We get trained as kids to make demands, because it’s what our parents do with us … if we don’t do as we’re told, they demand that we do, using all sorts of “power over” techniques. And so that’s what we learn to do as well. If someone else isn’t doing what we what, or what we think is the right thing for them to be doing, we find a way to force it – we get angry with them, moralize, sulk (withdraw love), whatever it takes to get our way.
How often has that worked for you? Or with you?
Yeah, pretty much never, right? The thing is, we all have a massive need for choice – to have a say. As soon as there’s a demand, we dig our heals in and resist. Or we collapse and give up, and do the thing, but it’s always at great cost, both to ourselves and to the relationship with the other person.
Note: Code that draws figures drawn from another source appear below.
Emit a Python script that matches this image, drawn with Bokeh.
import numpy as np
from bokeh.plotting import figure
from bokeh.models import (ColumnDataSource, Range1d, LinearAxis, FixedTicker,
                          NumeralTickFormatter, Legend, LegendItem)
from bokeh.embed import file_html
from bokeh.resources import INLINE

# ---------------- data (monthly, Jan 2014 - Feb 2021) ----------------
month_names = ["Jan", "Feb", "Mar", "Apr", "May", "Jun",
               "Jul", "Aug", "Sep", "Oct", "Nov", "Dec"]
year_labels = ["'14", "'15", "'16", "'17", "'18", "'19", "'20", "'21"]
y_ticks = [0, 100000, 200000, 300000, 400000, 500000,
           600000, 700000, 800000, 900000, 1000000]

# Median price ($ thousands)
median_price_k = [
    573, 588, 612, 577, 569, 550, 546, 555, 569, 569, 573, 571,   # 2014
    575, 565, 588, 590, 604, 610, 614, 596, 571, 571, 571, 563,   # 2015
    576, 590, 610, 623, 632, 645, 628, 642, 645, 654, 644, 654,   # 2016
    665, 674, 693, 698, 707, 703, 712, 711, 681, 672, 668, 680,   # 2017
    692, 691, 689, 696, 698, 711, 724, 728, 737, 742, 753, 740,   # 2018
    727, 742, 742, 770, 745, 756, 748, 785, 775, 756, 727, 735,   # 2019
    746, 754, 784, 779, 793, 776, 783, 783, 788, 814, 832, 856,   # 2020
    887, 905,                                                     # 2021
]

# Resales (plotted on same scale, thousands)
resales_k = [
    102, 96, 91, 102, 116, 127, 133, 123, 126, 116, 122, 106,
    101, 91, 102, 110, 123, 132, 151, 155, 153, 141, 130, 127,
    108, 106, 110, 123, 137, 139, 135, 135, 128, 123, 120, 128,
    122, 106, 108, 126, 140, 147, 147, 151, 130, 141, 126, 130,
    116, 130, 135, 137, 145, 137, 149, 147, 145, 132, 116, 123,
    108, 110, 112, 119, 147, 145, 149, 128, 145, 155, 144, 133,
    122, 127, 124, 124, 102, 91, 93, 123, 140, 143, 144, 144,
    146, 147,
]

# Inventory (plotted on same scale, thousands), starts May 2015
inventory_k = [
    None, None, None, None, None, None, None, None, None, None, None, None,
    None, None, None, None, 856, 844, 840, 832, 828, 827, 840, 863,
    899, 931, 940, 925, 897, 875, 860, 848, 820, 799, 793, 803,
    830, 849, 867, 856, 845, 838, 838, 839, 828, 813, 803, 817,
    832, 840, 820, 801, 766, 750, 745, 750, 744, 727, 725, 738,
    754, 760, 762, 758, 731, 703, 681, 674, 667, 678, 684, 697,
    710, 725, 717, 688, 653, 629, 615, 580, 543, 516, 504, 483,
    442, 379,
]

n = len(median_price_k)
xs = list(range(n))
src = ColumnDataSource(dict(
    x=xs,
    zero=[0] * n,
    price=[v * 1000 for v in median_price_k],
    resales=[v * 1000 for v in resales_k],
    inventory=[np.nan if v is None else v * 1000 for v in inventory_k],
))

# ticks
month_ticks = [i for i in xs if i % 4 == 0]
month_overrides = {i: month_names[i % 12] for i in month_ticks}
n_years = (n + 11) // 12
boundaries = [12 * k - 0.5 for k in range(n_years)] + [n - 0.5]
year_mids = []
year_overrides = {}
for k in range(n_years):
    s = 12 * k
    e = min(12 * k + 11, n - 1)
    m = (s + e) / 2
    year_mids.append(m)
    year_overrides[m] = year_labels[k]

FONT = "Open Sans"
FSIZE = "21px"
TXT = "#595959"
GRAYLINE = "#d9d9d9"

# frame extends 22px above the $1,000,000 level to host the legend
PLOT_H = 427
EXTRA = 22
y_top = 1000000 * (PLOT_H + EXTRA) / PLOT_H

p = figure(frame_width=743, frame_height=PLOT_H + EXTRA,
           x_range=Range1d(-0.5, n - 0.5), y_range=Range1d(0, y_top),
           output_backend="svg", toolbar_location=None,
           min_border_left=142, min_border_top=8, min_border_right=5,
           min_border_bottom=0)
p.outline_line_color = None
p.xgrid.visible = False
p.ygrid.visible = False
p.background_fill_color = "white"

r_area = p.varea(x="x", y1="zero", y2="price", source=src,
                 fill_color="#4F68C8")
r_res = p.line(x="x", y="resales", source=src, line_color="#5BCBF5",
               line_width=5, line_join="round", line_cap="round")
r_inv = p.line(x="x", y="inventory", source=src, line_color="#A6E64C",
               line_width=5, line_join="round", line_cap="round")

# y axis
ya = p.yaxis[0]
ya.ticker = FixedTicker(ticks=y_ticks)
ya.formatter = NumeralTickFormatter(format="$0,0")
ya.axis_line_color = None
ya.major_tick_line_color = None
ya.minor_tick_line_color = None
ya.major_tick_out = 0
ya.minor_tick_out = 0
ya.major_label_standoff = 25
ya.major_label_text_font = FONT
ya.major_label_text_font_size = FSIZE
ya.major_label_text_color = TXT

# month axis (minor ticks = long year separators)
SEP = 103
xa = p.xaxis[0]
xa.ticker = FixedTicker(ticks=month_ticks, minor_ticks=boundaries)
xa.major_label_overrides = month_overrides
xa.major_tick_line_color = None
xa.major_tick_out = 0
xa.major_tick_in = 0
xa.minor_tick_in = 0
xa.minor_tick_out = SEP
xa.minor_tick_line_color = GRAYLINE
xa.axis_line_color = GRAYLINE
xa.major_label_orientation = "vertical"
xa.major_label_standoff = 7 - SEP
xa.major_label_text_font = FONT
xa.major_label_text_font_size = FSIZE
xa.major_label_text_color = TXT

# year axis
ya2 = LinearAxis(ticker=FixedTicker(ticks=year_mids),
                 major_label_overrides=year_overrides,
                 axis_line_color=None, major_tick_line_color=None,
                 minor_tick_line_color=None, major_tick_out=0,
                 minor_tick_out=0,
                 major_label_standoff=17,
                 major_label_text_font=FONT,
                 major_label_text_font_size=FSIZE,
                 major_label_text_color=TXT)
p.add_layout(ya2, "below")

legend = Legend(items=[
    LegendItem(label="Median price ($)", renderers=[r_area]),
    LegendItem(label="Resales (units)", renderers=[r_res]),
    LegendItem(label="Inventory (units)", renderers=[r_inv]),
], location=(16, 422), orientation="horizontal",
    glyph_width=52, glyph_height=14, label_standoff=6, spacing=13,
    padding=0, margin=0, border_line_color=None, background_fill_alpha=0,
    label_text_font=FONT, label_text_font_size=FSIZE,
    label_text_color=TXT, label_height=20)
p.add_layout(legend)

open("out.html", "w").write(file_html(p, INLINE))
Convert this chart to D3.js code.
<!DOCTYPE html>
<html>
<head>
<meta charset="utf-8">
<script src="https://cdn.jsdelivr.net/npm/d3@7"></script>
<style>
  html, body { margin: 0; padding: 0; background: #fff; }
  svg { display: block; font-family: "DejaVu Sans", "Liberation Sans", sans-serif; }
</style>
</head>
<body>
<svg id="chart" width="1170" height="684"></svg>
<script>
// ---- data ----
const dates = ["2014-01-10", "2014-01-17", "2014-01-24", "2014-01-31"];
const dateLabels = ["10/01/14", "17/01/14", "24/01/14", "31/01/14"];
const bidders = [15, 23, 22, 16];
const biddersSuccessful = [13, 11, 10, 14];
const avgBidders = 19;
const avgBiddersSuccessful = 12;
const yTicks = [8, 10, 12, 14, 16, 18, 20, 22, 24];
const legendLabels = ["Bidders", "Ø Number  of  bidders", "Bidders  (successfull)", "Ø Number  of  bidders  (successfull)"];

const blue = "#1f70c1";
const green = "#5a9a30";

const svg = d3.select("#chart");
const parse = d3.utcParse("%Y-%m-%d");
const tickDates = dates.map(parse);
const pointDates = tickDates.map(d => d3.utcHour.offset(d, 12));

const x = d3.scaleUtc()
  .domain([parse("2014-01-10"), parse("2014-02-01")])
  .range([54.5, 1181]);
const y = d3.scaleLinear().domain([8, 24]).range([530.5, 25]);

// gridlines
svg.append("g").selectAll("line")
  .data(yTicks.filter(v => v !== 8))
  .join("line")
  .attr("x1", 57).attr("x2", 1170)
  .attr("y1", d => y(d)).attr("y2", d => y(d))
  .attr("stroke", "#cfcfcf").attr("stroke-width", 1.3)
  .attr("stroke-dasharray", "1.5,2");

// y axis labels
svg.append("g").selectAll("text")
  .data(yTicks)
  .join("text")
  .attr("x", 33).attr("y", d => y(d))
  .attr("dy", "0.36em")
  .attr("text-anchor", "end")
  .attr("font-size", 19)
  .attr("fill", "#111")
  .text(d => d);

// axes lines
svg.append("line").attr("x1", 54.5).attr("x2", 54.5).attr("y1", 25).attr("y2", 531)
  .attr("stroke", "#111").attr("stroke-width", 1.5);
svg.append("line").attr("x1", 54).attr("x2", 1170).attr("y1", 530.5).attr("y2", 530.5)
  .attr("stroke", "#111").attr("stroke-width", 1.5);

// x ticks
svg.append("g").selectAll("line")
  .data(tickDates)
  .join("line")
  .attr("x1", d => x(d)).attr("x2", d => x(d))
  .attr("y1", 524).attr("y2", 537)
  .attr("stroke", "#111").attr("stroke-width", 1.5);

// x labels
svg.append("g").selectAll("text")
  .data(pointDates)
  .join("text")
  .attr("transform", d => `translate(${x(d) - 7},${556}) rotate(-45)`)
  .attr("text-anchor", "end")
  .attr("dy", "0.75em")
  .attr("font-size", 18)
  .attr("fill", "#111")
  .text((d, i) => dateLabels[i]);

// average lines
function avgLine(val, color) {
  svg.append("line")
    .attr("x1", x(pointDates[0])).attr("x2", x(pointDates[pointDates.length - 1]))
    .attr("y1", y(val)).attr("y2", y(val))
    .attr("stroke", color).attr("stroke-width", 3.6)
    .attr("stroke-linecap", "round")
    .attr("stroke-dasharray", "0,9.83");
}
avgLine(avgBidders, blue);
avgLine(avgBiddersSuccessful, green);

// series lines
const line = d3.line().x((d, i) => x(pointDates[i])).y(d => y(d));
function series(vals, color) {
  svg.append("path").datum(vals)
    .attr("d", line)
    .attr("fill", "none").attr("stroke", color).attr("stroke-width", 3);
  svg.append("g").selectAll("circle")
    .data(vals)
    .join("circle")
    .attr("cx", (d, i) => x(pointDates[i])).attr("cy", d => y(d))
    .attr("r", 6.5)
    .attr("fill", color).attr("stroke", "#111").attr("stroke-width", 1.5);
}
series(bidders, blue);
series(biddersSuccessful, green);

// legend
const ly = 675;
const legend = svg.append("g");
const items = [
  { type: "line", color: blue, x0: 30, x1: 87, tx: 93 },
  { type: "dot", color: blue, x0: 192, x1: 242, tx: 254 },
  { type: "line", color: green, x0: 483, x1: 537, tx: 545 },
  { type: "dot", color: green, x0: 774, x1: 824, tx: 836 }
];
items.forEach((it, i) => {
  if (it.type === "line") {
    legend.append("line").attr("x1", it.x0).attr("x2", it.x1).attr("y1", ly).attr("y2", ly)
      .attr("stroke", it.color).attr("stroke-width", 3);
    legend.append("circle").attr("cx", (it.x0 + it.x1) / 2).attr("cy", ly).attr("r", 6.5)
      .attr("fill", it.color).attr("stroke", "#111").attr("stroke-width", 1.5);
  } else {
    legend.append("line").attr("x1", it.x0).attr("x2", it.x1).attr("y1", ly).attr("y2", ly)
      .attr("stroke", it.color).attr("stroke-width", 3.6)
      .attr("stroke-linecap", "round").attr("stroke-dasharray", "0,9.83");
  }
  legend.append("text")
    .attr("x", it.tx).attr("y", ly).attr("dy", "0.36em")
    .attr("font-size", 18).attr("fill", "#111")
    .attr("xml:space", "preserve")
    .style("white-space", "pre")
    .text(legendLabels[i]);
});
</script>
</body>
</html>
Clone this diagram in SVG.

Marshall Rosenberg gave this great example when talking about parenting. He said you only need to consider two questions. The first is, what do you want your child to be doing? Second, what do you want to be their reason for doing it? When you ask the latter, you realise that force or punishment never really get you what you want – they might achieve the first, but never the latter.
So we try not to use demand (and I say “try”, because it comes up so automatically and can be hard to resist doing!) … not because we’re trying to be better people (not that there’s anything wrong with that!) but because it simply doesn’t work. It doesn’t ever really meet our needs in the long term.